Given information.
<<<<

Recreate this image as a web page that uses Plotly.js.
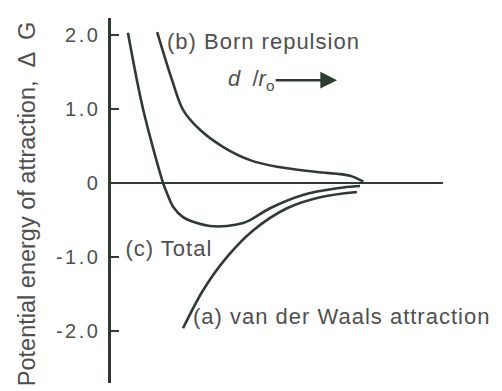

>>>>
<<<<

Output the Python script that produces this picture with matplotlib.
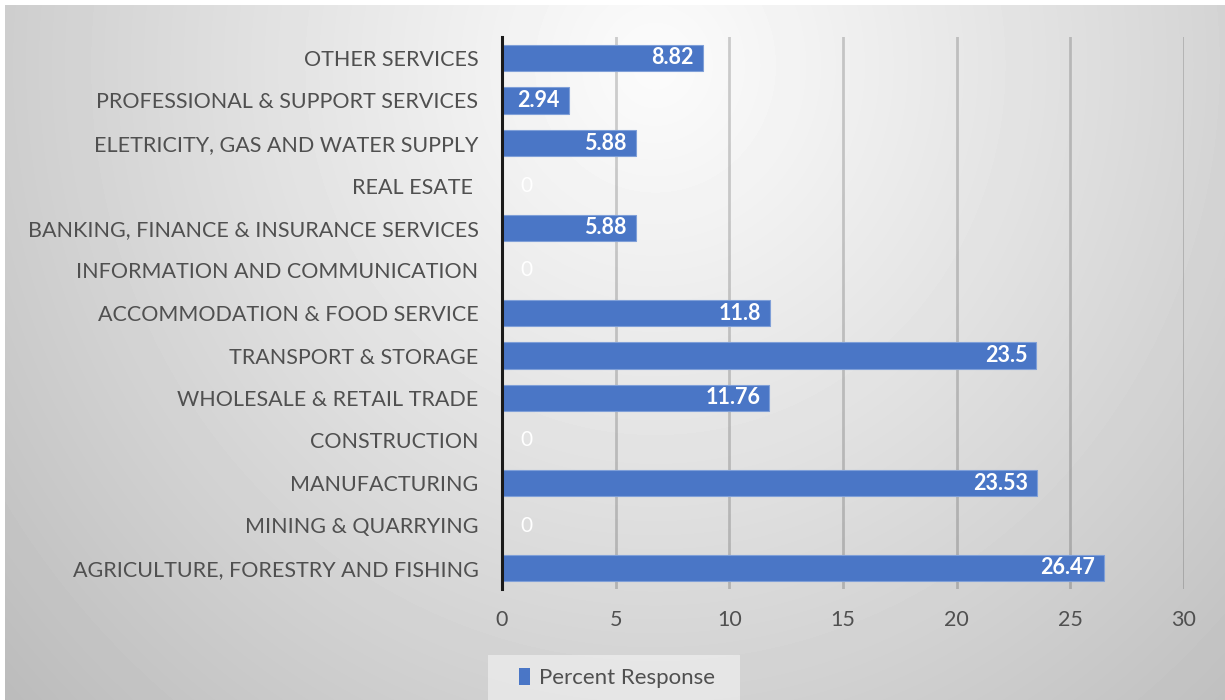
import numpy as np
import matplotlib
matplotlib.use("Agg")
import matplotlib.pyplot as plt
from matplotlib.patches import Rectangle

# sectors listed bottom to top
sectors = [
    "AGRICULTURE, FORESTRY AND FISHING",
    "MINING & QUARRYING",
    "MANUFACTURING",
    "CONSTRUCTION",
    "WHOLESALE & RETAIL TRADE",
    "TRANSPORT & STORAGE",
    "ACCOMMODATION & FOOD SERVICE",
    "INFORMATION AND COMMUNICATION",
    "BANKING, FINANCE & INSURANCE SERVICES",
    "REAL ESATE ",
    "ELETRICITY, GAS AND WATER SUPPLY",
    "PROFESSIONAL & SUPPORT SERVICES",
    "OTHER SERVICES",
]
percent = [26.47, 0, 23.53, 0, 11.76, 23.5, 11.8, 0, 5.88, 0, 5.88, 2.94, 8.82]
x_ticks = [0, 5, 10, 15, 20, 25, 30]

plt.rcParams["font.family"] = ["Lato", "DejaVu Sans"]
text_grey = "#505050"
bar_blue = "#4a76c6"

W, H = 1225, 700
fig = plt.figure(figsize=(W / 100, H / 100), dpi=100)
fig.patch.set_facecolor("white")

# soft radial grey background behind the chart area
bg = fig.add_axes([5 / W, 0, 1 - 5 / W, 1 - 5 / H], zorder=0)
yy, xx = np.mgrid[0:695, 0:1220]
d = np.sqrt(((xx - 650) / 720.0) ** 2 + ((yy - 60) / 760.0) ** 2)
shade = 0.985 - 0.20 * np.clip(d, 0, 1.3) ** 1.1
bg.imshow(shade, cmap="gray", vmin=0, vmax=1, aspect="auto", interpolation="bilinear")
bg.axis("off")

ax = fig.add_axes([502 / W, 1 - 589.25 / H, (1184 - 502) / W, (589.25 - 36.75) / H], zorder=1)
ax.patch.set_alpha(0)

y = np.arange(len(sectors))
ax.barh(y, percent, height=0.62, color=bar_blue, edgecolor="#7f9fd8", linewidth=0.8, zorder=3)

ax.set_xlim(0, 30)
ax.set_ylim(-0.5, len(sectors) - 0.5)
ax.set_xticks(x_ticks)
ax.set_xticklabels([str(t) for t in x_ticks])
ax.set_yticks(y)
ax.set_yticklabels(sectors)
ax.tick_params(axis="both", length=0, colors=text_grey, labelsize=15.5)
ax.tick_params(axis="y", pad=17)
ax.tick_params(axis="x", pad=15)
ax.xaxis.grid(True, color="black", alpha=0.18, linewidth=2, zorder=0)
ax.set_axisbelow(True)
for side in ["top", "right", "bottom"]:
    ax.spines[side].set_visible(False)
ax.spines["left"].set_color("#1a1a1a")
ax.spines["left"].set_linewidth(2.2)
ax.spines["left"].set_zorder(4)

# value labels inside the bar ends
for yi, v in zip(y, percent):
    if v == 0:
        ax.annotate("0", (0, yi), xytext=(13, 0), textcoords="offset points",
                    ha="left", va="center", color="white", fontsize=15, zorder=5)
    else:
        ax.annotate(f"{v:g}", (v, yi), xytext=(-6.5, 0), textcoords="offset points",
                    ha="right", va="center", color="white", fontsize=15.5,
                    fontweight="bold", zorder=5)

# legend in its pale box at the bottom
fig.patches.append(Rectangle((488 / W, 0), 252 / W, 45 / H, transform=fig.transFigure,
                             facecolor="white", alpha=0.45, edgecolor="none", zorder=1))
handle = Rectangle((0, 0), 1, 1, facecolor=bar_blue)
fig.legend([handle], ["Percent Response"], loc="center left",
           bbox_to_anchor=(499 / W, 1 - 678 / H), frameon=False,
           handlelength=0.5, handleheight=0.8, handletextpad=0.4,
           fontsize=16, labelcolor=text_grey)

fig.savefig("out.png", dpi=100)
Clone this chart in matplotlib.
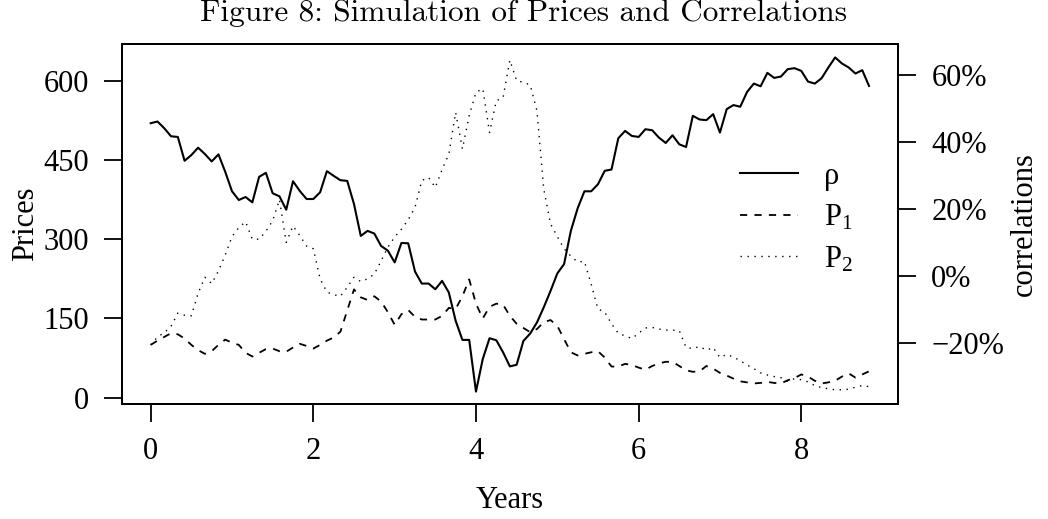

>>>>

Work to do. Only the lines from "Output the Python" through "from matplotlib.patches import Rectangle" should appear in your output, copied exactly with both end lines, and with no pictures.

Exercise solution.
Output the Python script that produces this picture with matplotlib.
import numpy as np
import matplotlib
matplotlib.use("Agg")
import matplotlib.pyplot as plt
from matplotlib.patches import Rectangle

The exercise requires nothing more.